The "popular items" makes perfect sense to me, for the following reason: they maintain consistency as you go between links. If I watch Arrested Development and navigate to a certain page, that page remains as I go to the next video. And Hulu doesn't care about perpetuance: they aren't trying to show fair views. They're here to show content. Because of that, showing the most popular content for an item makes sense: if you assume that people either watch in a linear fashion or they come to the site for one particular thing, then you want to offer a linear view and a "most popular" view, to satisfy both groups.

See, I mentioned Hulu specifically because it's designed for more hardcore watching than Youtube. If I go to Hulu, I'm either looking for something specific, or I'm browsing. On YouTube, browsing means looking through recommended content for other interesting videos. Hulu doesn't need to, though: they specialize in lengthy clips, and because of that fewer people will be randomly browsing. They would be worse off with the more "capable" interface from YouTube.

Futura is rendered in Flash when it's dynamic, as an image when it's not. I think that makes sense. Making the image means no need for Flash workaround. However, when you're adding dynamic content, it's too much of a bother to generate an image for each new item.

Besides: all of this is moot, because in the end what matters is the video-watching experience. Hulu offers two resolutions both above YouTube standards; they hide the menu bar when you watch; their display is less visually jarring. And if your business is distributing professional video content, the display is all that matters. (If you're dealing with amateur work, YouTube is still worse than Vimeo. But then again, Vimeo tries to cater to a slightly more professional audience, I suppose.)

1 comments

"Hulu is designed specifically for viewing "professional" content.
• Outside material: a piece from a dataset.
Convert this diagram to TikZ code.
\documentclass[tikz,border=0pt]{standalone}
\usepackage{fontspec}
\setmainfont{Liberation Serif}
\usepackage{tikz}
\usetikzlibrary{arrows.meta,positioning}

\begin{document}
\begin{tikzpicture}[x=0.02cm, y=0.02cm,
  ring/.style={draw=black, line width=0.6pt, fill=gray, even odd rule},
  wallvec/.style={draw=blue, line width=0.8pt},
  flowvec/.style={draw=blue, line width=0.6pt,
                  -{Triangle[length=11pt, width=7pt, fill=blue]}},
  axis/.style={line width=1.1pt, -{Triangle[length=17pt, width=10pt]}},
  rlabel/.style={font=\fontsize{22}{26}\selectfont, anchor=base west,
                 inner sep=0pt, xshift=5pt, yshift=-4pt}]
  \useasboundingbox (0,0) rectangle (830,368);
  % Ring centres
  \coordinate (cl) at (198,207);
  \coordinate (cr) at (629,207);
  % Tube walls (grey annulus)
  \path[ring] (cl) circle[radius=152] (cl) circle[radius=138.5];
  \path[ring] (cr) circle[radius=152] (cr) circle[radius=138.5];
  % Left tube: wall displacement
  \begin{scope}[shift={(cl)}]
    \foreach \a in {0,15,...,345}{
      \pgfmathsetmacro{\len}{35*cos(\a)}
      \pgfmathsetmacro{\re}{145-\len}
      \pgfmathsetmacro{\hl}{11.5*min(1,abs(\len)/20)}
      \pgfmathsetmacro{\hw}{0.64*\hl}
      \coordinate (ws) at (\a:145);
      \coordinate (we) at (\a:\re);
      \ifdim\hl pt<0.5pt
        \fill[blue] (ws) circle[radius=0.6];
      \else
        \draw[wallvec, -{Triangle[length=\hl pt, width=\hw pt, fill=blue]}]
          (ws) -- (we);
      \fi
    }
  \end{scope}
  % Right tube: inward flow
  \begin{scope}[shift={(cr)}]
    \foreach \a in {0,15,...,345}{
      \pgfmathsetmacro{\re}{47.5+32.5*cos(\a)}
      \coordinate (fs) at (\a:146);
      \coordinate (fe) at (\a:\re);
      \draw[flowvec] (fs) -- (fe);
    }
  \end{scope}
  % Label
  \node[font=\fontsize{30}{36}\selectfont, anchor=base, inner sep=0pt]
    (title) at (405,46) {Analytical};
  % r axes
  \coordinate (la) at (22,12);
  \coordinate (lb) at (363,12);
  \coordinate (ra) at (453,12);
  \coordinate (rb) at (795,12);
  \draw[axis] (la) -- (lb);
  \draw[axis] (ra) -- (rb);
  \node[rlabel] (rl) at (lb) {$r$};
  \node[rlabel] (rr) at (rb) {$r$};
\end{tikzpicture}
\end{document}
That means that the focus of the site's layout becomes geared not towards usability, but towards aesthetic."

It's too bad that one can't seem to have both "professional" and "usable". I rank them like this in terms of preference:

  1. usable and aesthetic
  2. usable
  3. aesthetic
"However, when you're adding dynamic content, it's too much of a bother to generate an image for each new item."

Then specify Futura in the CSS rules with a fallback, or don't insist on the use of a font that isn't reasonably reliable to be on everyone's machine. Let's use an interpreted VM to duplicate capabilities (text rendering) that the platform (the browser) already does natively. I mean, we have fast processors right? Every one of these is additional embedded objects potentially hampers the smooth viewing of the focus content: the video.
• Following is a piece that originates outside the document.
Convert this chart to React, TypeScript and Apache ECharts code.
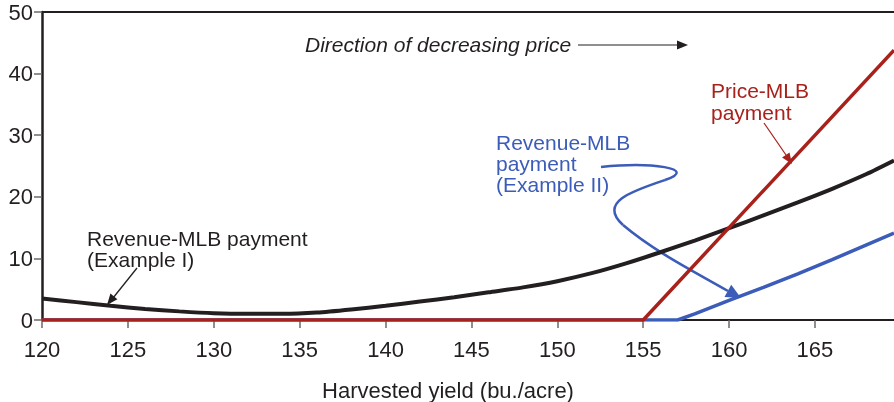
import React, { useEffect, useRef } from "react";
import * as echarts from "echarts";

// Revenue-MLB payment (Example I)
const revIYield = [120, 122, 124, 126, 128, 130, 132, 134, 136, 138, 140, 142, 144, 146, 148, 150, 152, 154, 156, 158, 160, 162, 164, 166, 168, 169.6];
const revIPayment = [3.5, 2.9, 2.3, 1.8, 1.4, 1.1, 1.0, 1.0, 1.2, 1.7, 2.3, 3.0, 3.7, 4.5, 5.3, 6.3, 7.6, 9.2, 11.0, 12.9, 14.9, 17.0, 19.1, 21.3, 23.7, 25.9];

// Revenue-MLB payment (Example II)
const revIIYield = [120, 157, 158, 160, 162, 164, 166, 168, 169.6];
const revIIPayment = [0, 0, 1.0, 3.2, 5.3, 7.5, 9.8, 12.2, 14.1];

// Price-MLB payment
const priceYield = [120, 155, 169.6];
const pricePayment = [0, 0, 43.8];

const xMin = 120;
const xMax = 169.6;
const xInterval = 5;
const yMin = 0;
const yMax = 50;
const yInterval = 10;

const FONT = "'Liberation Sans', Arial, Helvetica, sans-serif";
const INK = "#231f20";
const RED = "#a8211b";
const BLUE = "#3b5cb8";
const TICK = "#6a6a6a";

const zip = (xs: number[], ys: number[]) => xs.map((x, i) => [x, ys[i]]);

export default function App() {
  const ref = useRef<HTMLDivElement>(null);
  useEffect(() => {
    if (!ref.current) return;
    const chart = echarts.init(ref.current, undefined, { renderer: "svg" });
    const arrowHead = (tx: number, ty: number, fx: number, fy: number, len: number, half: number, color: string) => {
      const dx = tx - fx;
      const dy = ty - fy;
      const d = Math.sqrt(dx * dx + dy * dy);
      const ux = dx / d;
      const uy = dy / d;
      const bx = tx - ux * len;
      const by = ty - uy * len;
      return {
        type: "polygon",
        shape: { points: [[tx, ty], [bx - uy * half, by + ux * half], [bx + uy * half, by - ux * half]] },
        style: { fill: color },
        z: 100,
      };
    };
    chart.setOption({
      animation: false,
      grid: { left: 42, right: 0, top: 12, bottom: 82, containLabel: false, outerBoundsMode: "none" },
      xAxis: [
        {
          type: "value",
          min: xMin,
          max: xMax,
          interval: xInterval,
          name: "Harvested yield (bu./acre)",
          nameLocation: "middle",
          nameGap: 59,
          nameTextStyle: { fontSize: 22, color: INK, fontFamily: FONT, lineHeight: 22, padding: [0, 40, 0, 0] },
          axisLine: { show: true, lineStyle: { color: INK, width: 2 } },
          axisTick: { show: true, length: 8, lineStyle: { color: TICK, width: 1.5 } },
          axisLabel: { fontSize: 22, color: INK, fontFamily: FONT, margin: 18, showMaxLabel: false },
          splitLine: { show: false },
        },
        {
          type: "value",
          position: "top",
          min: xMin,
          max: xMax,
          axisLine: { show: true, lineStyle: { color: INK, width: 2 } },
          axisTick: { show: false },
          axisLabel: { show: false },
          splitLine: { show: false },
        },
      ],
      yAxis: {
        type: "value",
        min: yMin,
        max: yMax,
        interval: yInterval,
        axisLine: { show: true, lineStyle: { color: INK, width: 2.5 } },
        axisTick: { show: true, length: 8, lineStyle: { color: TICK, width: 1.5 } },
        axisLabel: { fontSize: 22, color: INK, fontFamily: FONT, margin: 9 },
        splitLine: { show: false },
      },
      series: [
        {
          type: "line",
          data: zip(revIYield, revIPayment),
          smooth: 0.25,
          symbol: "none",
          lineStyle: { color: INK, width: 4 },
          z: 2,
        },
        {
          type: "line",
          data: zip(revIIYield, revIIPayment),
          symbol: "none",
          lineStyle: { color: BLUE, width: 3.5 },
          z: 3,
        },
        {
          type: "line",
          data: zip(priceYield, pricePayment),
          symbol: "none",
          lineStyle: { color: RED, width: 3.5 },
          z: 4,
        },
      ],
      graphic: [
        // Direction of decreasing price
        {
          type: "text",
          x: 305,
          y: 44,
          style: { text: "Direction of decreasing price", font: `italic 21px ${FONT}`, fill: INK, textAlign: "left", textVerticalAlign: "middle" },
        },
        { type: "line", shape: { x1: 578, y1: 45, x2: 678, y2: 45 }, style: { stroke: INK, lineWidth: 1.2 } },
        arrowHead(688, 45, 578, 45, 11, 4.5, INK),
        // Revenue-MLB payment (Example I)
        {
          type: "text",
          x: 87,
          y: 228,
          style: { text: "Revenue-MLB payment\n(Example I)", font: `21px ${FONT}`, fill: INK, lineHeight: 21, textAlign: "left", textVerticalAlign: "top" },
        },
        { type: "line", shape: { x1: 137, y1: 268, x2: 113, y2: 298 }, style: { stroke: INK, lineWidth: 1.3 } },
        arrowHead(107, 305, 137, 268, 11, 4.5, INK),
        // Price-MLB payment
        {
          type: "text",
          x: 711,
          y: 79,
          style: { text: "Price-MLB\npayment", font: `21px ${FONT}`, fill: RED, lineHeight: 22, textAlign: "left", textVerticalAlign: "top" },
        },
        { type: "line", shape: { x1: 764, y1: 123, x2: 786, y2: 155 }, style: { stroke: RED, lineWidth: 1.3 } },
        arrowHead(792, 164, 764, 123, 11, 4.5, RED),
        // Revenue-MLB payment (Example II)
        {
          type: "text",
          x: 496,
          y: 132,
          style: { text: "Revenue-MLB\npayment\n(Example II)", font: `21px ${FONT}`, fill: BLUE, lineHeight: 21, textAlign: "left", textVerticalAlign: "top" },
        },
        {
          type: "bezierCurve",
          shape: { x1: 601, y1: 167, cpx1: 650, cpy1: 162, cpx2: 700, cpy2: 168, x2: 665, y2: 180 },
          style: { stroke: BLUE, lineWidth: 2.5, fill: "none" },
        },
        {
          type: "bezierCurve",
          shape: { x1: 665, y1: 180, cpx1: 632, cpy1: 191, cpx2: 598, cpy2: 202, x2: 623, y2: 225 },
          style: { stroke: BLUE, lineWidth: 2.5, fill: "none" },
        },
        {
          type: "bezierCurve",
          shape: { x1: 623, y1: 225, cpx1: 655, cpy1: 252, cpx2: 695, cpy2: 272, x2: 728, y2: 291 },
          style: { stroke: BLUE, lineWidth: 2.5, fill: "none" },
        },
        arrowHead(741, 298, 710, 281, 15, 7, BLUE),
      ],
    });
    return () => chart.dispose();
  }, []);
  return <div ref={ref} style={{ position: "fixed", left: 0, top: 0, width: 894, height: 402 }} />;
}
If the display around the video matters to not get in the way, then you should be distributing extremely high quality files that people can watch full screen using the video viewer of their choice without the risk of latency issues. The fact is is that hulu is, by definition, a low definition distribution platform for quick consumption. While it does have features that succeed in this area, and it does have a different focus than youtube, it has just as many issues (and benefits) as every other interface.